Required work |
Write out every single entry exactly.

(Code that draws figures)

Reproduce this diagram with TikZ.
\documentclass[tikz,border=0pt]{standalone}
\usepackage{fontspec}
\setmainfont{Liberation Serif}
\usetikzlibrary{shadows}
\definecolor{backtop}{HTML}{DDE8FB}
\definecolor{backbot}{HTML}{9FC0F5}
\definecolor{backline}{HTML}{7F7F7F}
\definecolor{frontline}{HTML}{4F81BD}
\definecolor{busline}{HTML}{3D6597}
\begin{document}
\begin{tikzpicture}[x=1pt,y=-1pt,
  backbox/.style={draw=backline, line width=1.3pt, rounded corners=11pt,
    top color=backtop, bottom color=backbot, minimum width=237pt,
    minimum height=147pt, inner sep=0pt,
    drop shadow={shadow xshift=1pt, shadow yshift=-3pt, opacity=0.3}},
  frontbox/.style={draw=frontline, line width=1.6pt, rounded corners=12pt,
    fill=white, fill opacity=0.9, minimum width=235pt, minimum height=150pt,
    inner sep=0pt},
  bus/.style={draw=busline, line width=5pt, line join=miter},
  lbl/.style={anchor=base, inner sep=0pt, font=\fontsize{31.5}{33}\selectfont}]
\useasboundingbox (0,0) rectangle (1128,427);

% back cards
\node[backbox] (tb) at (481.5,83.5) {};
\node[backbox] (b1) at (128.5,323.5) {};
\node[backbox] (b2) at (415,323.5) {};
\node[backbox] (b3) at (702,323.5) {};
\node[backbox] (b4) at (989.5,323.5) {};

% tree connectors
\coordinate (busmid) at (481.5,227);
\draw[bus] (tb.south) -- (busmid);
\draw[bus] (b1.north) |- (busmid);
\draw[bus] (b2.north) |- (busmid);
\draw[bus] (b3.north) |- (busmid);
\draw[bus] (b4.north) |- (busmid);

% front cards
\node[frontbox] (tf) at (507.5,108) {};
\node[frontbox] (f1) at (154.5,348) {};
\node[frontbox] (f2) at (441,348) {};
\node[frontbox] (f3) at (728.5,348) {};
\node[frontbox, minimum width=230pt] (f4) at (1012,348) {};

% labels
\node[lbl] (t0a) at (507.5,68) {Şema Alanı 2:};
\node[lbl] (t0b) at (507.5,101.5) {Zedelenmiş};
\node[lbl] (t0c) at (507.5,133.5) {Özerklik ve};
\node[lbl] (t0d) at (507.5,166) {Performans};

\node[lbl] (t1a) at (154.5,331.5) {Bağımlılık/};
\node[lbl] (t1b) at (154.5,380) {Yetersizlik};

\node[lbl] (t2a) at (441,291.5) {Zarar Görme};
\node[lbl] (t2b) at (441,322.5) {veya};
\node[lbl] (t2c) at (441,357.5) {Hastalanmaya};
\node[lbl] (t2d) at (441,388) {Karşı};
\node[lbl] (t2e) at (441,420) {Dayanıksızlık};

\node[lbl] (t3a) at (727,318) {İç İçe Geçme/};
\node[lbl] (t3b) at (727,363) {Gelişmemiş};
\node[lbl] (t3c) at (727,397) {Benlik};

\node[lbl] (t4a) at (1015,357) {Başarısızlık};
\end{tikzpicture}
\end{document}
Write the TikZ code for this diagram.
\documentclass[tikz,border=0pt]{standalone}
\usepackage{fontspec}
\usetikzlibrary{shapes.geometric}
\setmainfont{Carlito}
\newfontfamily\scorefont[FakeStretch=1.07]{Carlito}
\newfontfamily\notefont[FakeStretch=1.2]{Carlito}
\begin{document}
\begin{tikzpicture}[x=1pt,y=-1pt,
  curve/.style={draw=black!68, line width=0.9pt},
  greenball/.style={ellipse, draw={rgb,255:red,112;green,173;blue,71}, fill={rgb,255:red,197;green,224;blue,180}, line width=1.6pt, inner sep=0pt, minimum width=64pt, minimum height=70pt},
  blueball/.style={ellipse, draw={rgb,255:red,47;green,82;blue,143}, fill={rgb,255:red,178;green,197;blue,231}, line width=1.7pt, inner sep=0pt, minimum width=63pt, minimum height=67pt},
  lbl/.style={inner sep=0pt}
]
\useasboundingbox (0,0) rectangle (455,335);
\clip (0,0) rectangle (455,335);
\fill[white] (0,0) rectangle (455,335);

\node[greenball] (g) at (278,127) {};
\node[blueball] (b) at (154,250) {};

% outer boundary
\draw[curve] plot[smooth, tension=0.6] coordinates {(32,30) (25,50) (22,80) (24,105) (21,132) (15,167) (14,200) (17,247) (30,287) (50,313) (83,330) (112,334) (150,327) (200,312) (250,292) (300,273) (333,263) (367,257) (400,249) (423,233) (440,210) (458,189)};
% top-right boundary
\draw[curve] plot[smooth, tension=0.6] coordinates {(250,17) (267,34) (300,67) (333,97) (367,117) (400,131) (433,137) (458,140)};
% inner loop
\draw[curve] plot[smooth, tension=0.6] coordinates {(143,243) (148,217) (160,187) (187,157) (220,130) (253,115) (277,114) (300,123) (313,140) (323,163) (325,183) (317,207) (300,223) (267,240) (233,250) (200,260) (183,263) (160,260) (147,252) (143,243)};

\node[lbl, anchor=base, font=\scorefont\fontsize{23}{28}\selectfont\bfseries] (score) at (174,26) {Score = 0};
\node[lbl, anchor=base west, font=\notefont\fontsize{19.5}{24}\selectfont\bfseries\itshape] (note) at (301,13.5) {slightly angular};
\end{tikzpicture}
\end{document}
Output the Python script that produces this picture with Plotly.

Correct result |
Reproduce this diagram with TikZ.
\documentclass[tikz,border=0pt]{standalone}
\usepackage{fontspec}
\setmainfont{Liberation Serif}
\usetikzlibrary{shadows}
\definecolor{backtop}{HTML}{DDE8FB}
\definecolor{backbot}{HTML}{9FC0F5}
\definecolor{backline}{HTML}{7F7F7F}
\definecolor{frontline}{HTML}{4F81BD}
\definecolor{busline}{HTML}{3D6597}
\begin{document}
\begin{tikzpicture}[x=1pt,y=-1pt,
  backbox/.style={draw=backline, line width=1.3pt, rounded corners=11pt,
    top color=backtop, bottom color=backbot, minimum width=237pt,
    minimum height=147pt, inner sep=0pt,
    drop shadow={shadow xshift=1pt, shadow yshift=-3pt, opacity=0.3}},
  frontbox/.style={draw=frontline, line width=1.6pt, rounded corners=12pt,
    fill=white, fill opacity=0.9, minimum width=235pt, minimum height=150pt,
    inner sep=0pt},
  bus/.style={draw=busline, line width=5pt, line join=miter},
  lbl/.style={anchor=base, inner sep=0pt, font=\fontsize{31.5}{33}\selectfont}]
\useasboundingbox (0,0) rectangle (1128,427);

% back cards
\node[backbox] (tb) at (481.5,83.5) {};
\node[backbox] (b1) at (128.5,323.5) {};
\node[backbox] (b2) at (415,323.5) {};
\node[backbox] (b3) at (702,323.5) {};
\node[backbox] (b4) at (989.5,323.5) {};

% tree connectors
\coordinate (busmid) at (481.5,227);
\draw[bus] (tb.south) -- (busmid);
\draw[bus] (b1.north) |- (busmid);
\draw[bus] (b2.north) |- (busmid);
\draw[bus] (b3.north) |- (busmid);
\draw[bus] (b4.north) |- (busmid);

% front cards
\node[frontbox] (tf) at (507.5,108) {};
\node[frontbox] (f1) at (154.5,348) {};
\node[frontbox] (f2) at (441,348) {};
\node[frontbox] (f3) at (728.5,348) {};
\node[frontbox, minimum width=230pt] (f4) at (1012,348) {};

% labels
\node[lbl] (t0a) at (507.5,68) {Şema Alanı 2:};
\node[lbl] (t0b) at (507.5,101.5) {Zedelenmiş};
\node[lbl] (t0c) at (507.5,133.5) {Özerklik ve};
\node[lbl] (t0d) at (507.5,166) {Performans};

\node[lbl] (t1a) at (154.5,331.5) {Bağımlılık/};
\node[lbl] (t1b) at (154.5,380) {Yetersizlik};

\node[lbl] (t2a) at (441,291.5) {Zarar Görme};
\node[lbl] (t2b) at (441,322.5) {veya};
\node[lbl] (t2c) at (441,357.5) {Hastalanmaya};
\node[lbl] (t2d) at (441,388) {Karşı};
\node[lbl] (t2e) at (441,420) {Dayanıksızlık};

\node[lbl] (t3a) at (727,318) {İç İçe Geçme/};
\node[lbl] (t3b) at (727,363) {Gelişmemiş};
\node[lbl] (t3c) at (727,397) {Benlik};

\node[lbl] (t4a) at (1015,357) {Başarısızlık};
\end{tikzpicture}
\end{document}
Write the TikZ code for this diagram.
\documentclass[tikz,border=0pt]{standalone}
\usepackage{fontspec}
\usetikzlibrary{shapes.geometric}
\setmainfont{Carlito}
\newfontfamily\scorefont[FakeStretch=1.07]{Carlito}
\newfontfamily\notefont[FakeStretch=1.2]{Carlito}
\begin{document}
\begin{tikzpicture}[x=1pt,y=-1pt,
  curve/.style={draw=black!68, line width=0.9pt},
  greenball/.style={ellipse, draw={rgb,255:red,112;green,173;blue,71}, fill={rgb,255:red,197;green,224;blue,180}, line width=1.6pt, inner sep=0pt, minimum width=64pt, minimum height=70pt},
  blueball/.style={ellipse, draw={rgb,255:red,47;green,82;blue,143}, fill={rgb,255:red,178;green,197;blue,231}, line width=1.7pt, inner sep=0pt, minimum width=63pt, minimum height=67pt},
  lbl/.style={inner sep=0pt}
]
\useasboundingbox (0,0) rectangle (455,335);
\clip (0,0) rectangle (455,335);
\fill[white] (0,0) rectangle (455,335);

\node[greenball] (g) at (278,127) {};
\node[blueball] (b) at (154,250) {};

% outer boundary
\draw[curve] plot[smooth, tension=0.6] coordinates {(32,30) (25,50) (22,80) (24,105) (21,132) (15,167) (14,200) (17,247) (30,287) (50,313) (83,330) (112,334) (150,327) (200,312) (250,292) (300,273) (333,263) (367,257) (400,249) (423,233) (440,210) (458,189)};
% top-right boundary
\draw[curve] plot[smooth, tension=0.6] coordinates {(250,17) (267,34) (300,67) (333,97) (367,117) (400,131) (433,137) (458,140)};
% inner loop
\draw[curve] plot[smooth, tension=0.6] coordinates {(143,243) (148,217) (160,187) (187,157) (220,130) (253,115) (277,114) (300,123) (313,140) (323,163) (325,183) (317,207) (300,223) (267,240) (233,250) (200,260) (183,263) (160,260) (147,252) (143,243)};

\node[lbl, anchor=base, font=\scorefont\fontsize{23}{28}\selectfont\bfseries] (score) at (174,26) {Score = 0};
\node[lbl, anchor=base west, font=\notefont\fontsize{19.5}{24}\selectfont\bfseries\itshape] (note) at (301,13.5) {slightly angular};
\end{tikzpicture}
\end{document}
Output the Python script that produces this picture with Plotly.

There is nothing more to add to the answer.